### AIM OF THE TASK
Quote the whole listing word for word. Do not include the pictures.

## start

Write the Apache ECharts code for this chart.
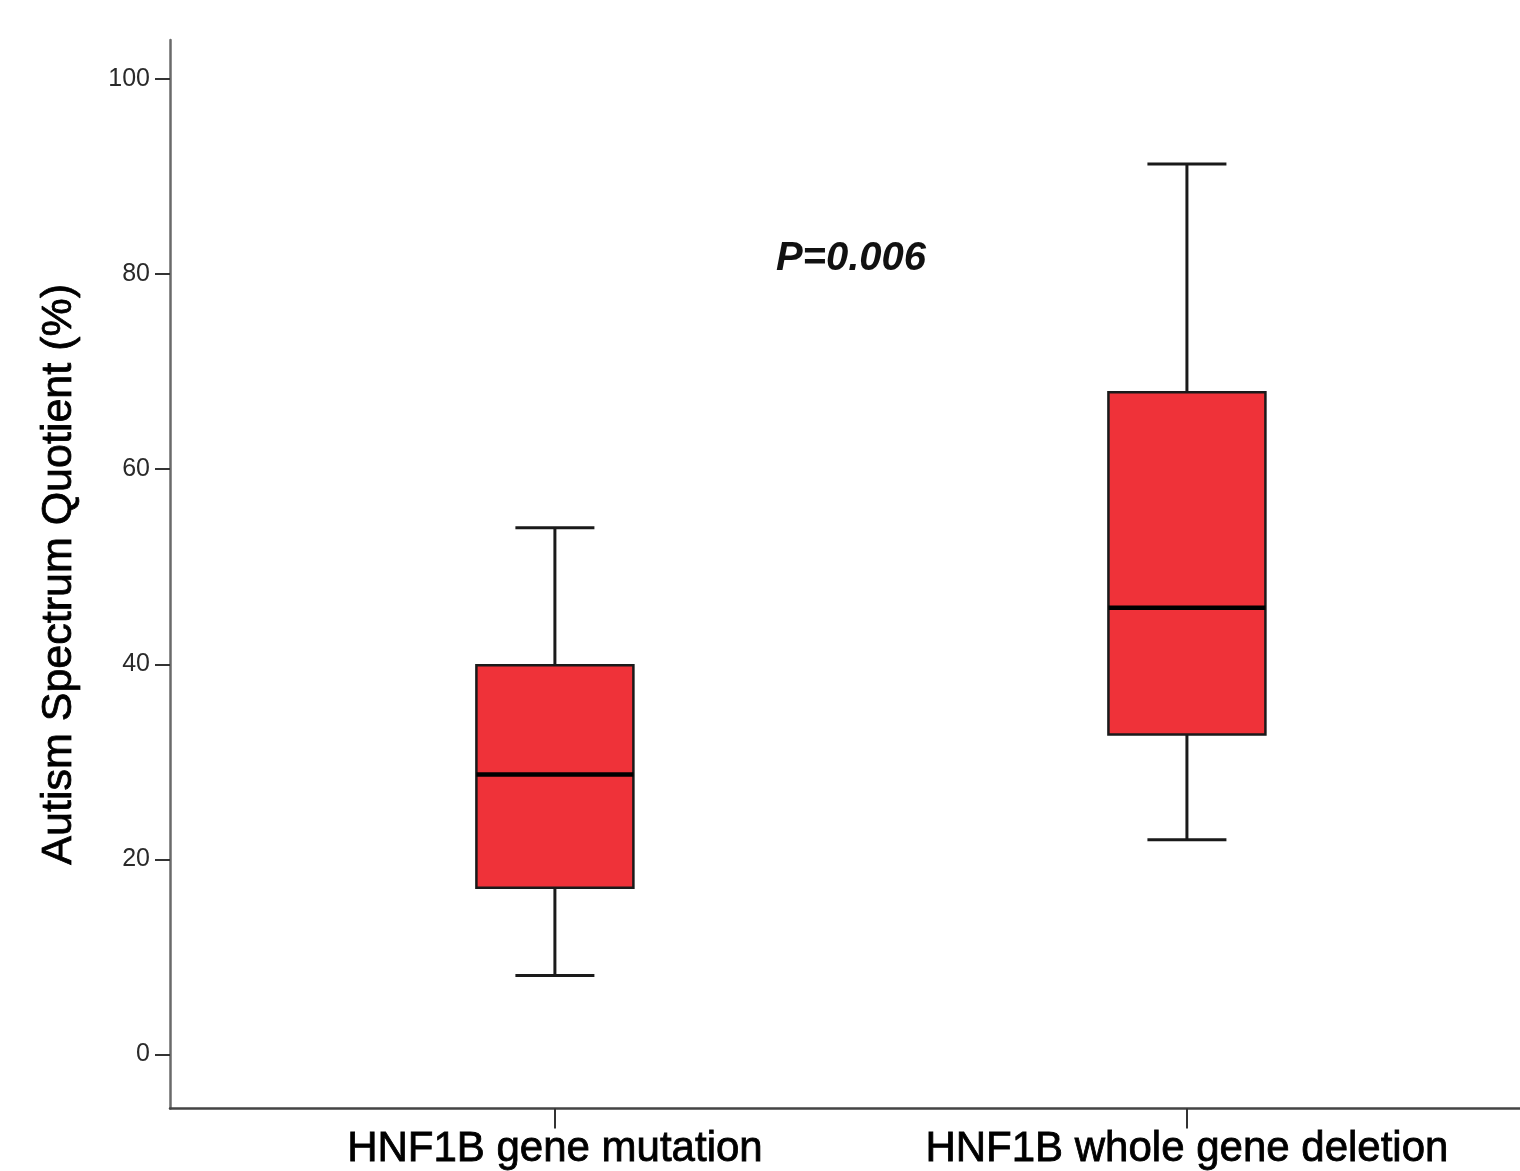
<!DOCTYPE html>
<html>
<head>
<meta charset="utf-8">
<script src="https://cdn.jsdelivr.net/npm/echarts@6/dist/echarts.min.js"></script>
<style>
  html, body { margin: 0; padding: 0; background: #ffffff; }
  #chart { width: 1520px; height: 1171px; }
</style>
</head>
<body>
<div id="chart"></div>
<script>
// ---- data ----
const categories = ['HNF1B gene mutation', 'HNF1B whole gene deletion'];
const categoryPositions = [1, 2];
const minValues    = [8.1, 22.0];
const q1Values     = [17.1, 32.8];
const medianValues = [28.7, 45.8];
const q3Values     = [39.9, 67.9];
const maxValues    = [54.0, 91.3];
const yTickValues  = [0, 20, 40, 60, 80, 100];
const annotation   = 'P=0.006';

const boxData = categoryPositions.map((p, i) =>
  [p, minValues[i], q1Values[i], medianValues[i], q3Values[i], maxValues[i]]);

const BOX_WIDTH = 0.2484; // in x-axis units
const CAP_WIDTH = 0.125;

const chart = echarts.init(document.getElementById('chart'), null, { renderer: 'canvas' });

const option = {
  backgroundColor: '#ffffff',
  animation: false,
  grid: { left: 170, right: 0, top: 40, bottom: 57, containLabel: false },
  xAxis: {
    type: 'value',
    min: 0.391,
    max: 2.527,
    splitLine: { show: false },
    axisLine: { onZero: false, lineStyle: { color: '#444', width: 2.5 } },
    axisTick: { show: true, customValues: categoryPositions, length: 20,
                lineStyle: { color: '#333', width: 2 } },
    axisLabel: {
      customValues: categoryPositions,
      formatter: v => categories[categoryPositions.indexOf(Math.round(v))] || '',
      color: '#000',
      fontFamily: 'Liberation Sans, Arial, sans-serif',
      fontSize: 42,
      margin: 20,
      textBorderColor: '#000',
      textBorderWidth: 0.8
    }
  },
  yAxis: {
    type: 'value',
    min: -5.55,
    max: 104.0,
    splitLine: { show: false },
    axisLine: { onZero: false, lineStyle: { color: '#6a6a6a', width: 2.5 } },
    axisTick: { show: true, customValues: yTickValues, length: 15,
                lineStyle: { color: '#333', width: 2 } },
    axisLabel: {
      customValues: yTickValues,
      color: '#2a2a2a',
      fontFamily: 'Liberation Sans, Arial, sans-serif',
      fontSize: 25,
      margin: 20
    },
    name: 'Autism Spectrum Quotient (%)',
    nameLocation: 'middle',
    nameGap: 89,
    nameTextStyle: {
      color: '#000',
      fontFamily: 'Liberation Sans, Arial, sans-serif',
      fontSize: 43,
      textBorderColor: '#000',
      textBorderWidth: 0.8
    }
  },
  graphic: [{
    type: 'text',
    x: 851,
    y: 259,
    style: {
      text: annotation,
      font: 'italic bold 40px "Liberation Sans", Arial, sans-serif',
      fill: '#111',
      align: 'center',
      verticalAlign: 'middle'
    }
  }],
  series: [{
    type: 'custom',
    data: boxData,
    encode: { x: 0, y: [1, 2, 3, 4, 5] },
    renderItem: function (params, api) {
      const x = api.value(0);
      const pMin = api.coord([x, api.value(1)]);
      const pQ1 = api.coord([x, api.value(2)]);
      const pMed = api.coord([x, api.value(3)]);
      const pQ3 = api.coord([x, api.value(4)]);
      const pMax = api.coord([x, api.value(5)]);
      const bw = api.size([BOX_WIDTH, 0])[0];
      const cw = api.size([CAP_WIDTH, 0])[0];
      const cx = pMed[0];
      const lineStyle = { stroke: '#1a1a1a', lineWidth: 3 };
      return {
        type: 'group',
        children: [
          { type: 'line', shape: { x1: cx, y1: pQ3[1], x2: cx, y2: pMax[1] }, style: lineStyle },
          { type: 'line', shape: { x1: cx, y1: pQ1[1], x2: cx, y2: pMin[1] }, style: lineStyle },
          { type: 'line', shape: { x1: cx - cw / 2, y1: pMax[1], x2: cx + cw / 2, y2: pMax[1] }, style: lineStyle },
          { type: 'line', shape: { x1: cx - cw / 2, y1: pMin[1], x2: cx + cw / 2, y2: pMin[1] }, style: lineStyle },
          { type: 'rect', shape: { x: cx - bw / 2, y: pQ3[1], width: bw, height: pQ1[1] - pQ3[1] },
            style: { fill: '#EF3239', stroke: '#1a1a1a', lineWidth: 2.5 } },
          { type: 'line', shape: { x1: cx - bw / 2, y1: pMed[1], x2: cx + bw / 2, y2: pMed[1] },
            style: { stroke: '#000', lineWidth: 4.5 } }
        ]
      };
    }
  }]
};

chart.setOption(option);
</script>
</body>
</html>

## end

### EXPECTED OUTPUT
Write the Apache ECharts code for this chart.
<!DOCTYPE html>
<html>
<head>
<meta charset="utf-8">
<script src="https://cdn.jsdelivr.net/npm/echarts@6/dist/echarts.min.js"></script>
<style>
  html, body { margin: 0; padding: 0; background: #ffffff; }
  #chart { width: 1520px; height: 1171px; }
</style>
</head>
<body>
<div id="chart"></div>
<script>
// ---- data ----
const categories = ['HNF1B gene mutation', 'HNF1B whole gene deletion'];
const categoryPositions = [1, 2];
const minValues    = [8.1, 22.0];
const q1Values     = [17.1, 32.8];
const medianValues = [28.7, 45.8];
const q3Values     = [39.9, 67.9];
const maxValues    = [54.0, 91.3];
const yTickValues  = [0, 20, 40, 60, 80, 100];
const annotation   = 'P=0.006';

const boxData = categoryPositions.map((p, i) =>
  [p, minValues[i], q1Values[i], medianValues[i], q3Values[i], maxValues[i]]);

const BOX_WIDTH = 0.2484; // in x-axis units
const CAP_WIDTH = 0.125;

const chart = echarts.init(document.getElementById('chart'), null, { renderer: 'canvas' });

const option = {
  backgroundColor: '#ffffff',
  animation: false,
  grid: { left: 170, right: 0, top: 40, bottom: 57, containLabel: false },
  xAxis: {
    type: 'value',
    min: 0.391,
    max: 2.527,
    splitLine: { show: false },
    axisLine: { onZero: false, lineStyle: { color: '#444', width: 2.5 } },
    axisTick: { show: true, customValues: categoryPositions, length: 20,
                lineStyle: { color: '#333', width: 2 } },
    axisLabel: {
      customValues: categoryPositions,
      formatter: v => categories[categoryPositions.indexOf(Math.round(v))] || '',
      color: '#000',
      fontFamily: 'Liberation Sans, Arial, sans-serif',
      fontSize: 42,
      margin: 20,
      textBorderColor: '#000',
      textBorderWidth: 0.8
    }
  },
  yAxis: {
    type: 'value',
    min: -5.55,
    max: 104.0,
    splitLine: { show: false },
    axisLine: { onZero: false, lineStyle: { color: '#6a6a6a', width: 2.5 } },
    axisTick: { show: true, customValues: yTickValues, length: 15,
                lineStyle: { color: '#333', width: 2 } },
    axisLabel: {
      customValues: yTickValues,
      color: '#2a2a2a',
      fontFamily: 'Liberation Sans, Arial, sans-serif',
      fontSize: 25,
      margin: 20
    },
    name: 'Autism Spectrum Quotient (%)',
    nameLocation: 'middle',
    nameGap: 89,
    nameTextStyle: {
      color: '#000',
      fontFamily: 'Liberation Sans, Arial, sans-serif',
      fontSize: 43,
      textBorderColor: '#000',
      textBorderWidth: 0.8
    }
  },
  graphic: [{
    type: 'text',
    x: 851,
    y: 259,
    style: {
      text: annotation,
      font: 'italic bold 40px "Liberation Sans", Arial, sans-serif',
      fill: '#111',
      align: 'center',
      verticalAlign: 'middle'
    }
  }],
  series: [{
    type: 'custom',
    data: boxData,
    encode: { x: 0, y: [1, 2, 3, 4, 5] },
    renderItem: function (params, api) {
      const x = api.value(0);
      const pMin = api.coord([x, api.value(1)]);
      const pQ1 = api.coord([x, api.value(2)]);
      const pMed = api.coord([x, api.value(3)]);
      const pQ3 = api.coord([x, api.value(4)]);
      const pMax = api.coord([x, api.value(5)]);
      const bw = api.size([BOX_WIDTH, 0])[0];
      const cw = api.size([CAP_WIDTH, 0])[0];
      const cx = pMed[0];
      const lineStyle = { stroke: '#1a1a1a', lineWidth: 3 };
      return {
        type: 'group',
        children: [
          { type: 'line', shape: { x1: cx, y1: pQ3[1], x2: cx, y2: pMax[1] }, style: lineStyle },
          { type: 'line', shape: { x1: cx, y1: pQ1[1], x2: cx, y2: pMin[1] }, style: lineStyle },
          { type: 'line', shape: { x1: cx - cw / 2, y1: pMax[1], x2: cx + cw / 2, y2: pMax[1] }, style: lineStyle },
          { type: 'line', shape: { x1: cx - cw / 2, y1: pMin[1], x2: cx + cw / 2, y2: pMin[1] }, style: lineStyle },
          { type: 'rect', shape: { x: cx - bw / 2, y: pQ3[1], width: bw, height: pQ1[1] - pQ3[1] },
            style: { fill: '#EF3239', stroke: '#1a1a1a', lineWidth: 2.5 } },
          { type: 'line', shape: { x1: cx - bw / 2, y1: pMed[1], x2: cx + bw / 2, y2: pMed[1] },
            style: { stroke: '#000', lineWidth: 4.5 } }
        ]
      };
    }
  }]
};

chart.setOption(option);
</script>
</body>
</html>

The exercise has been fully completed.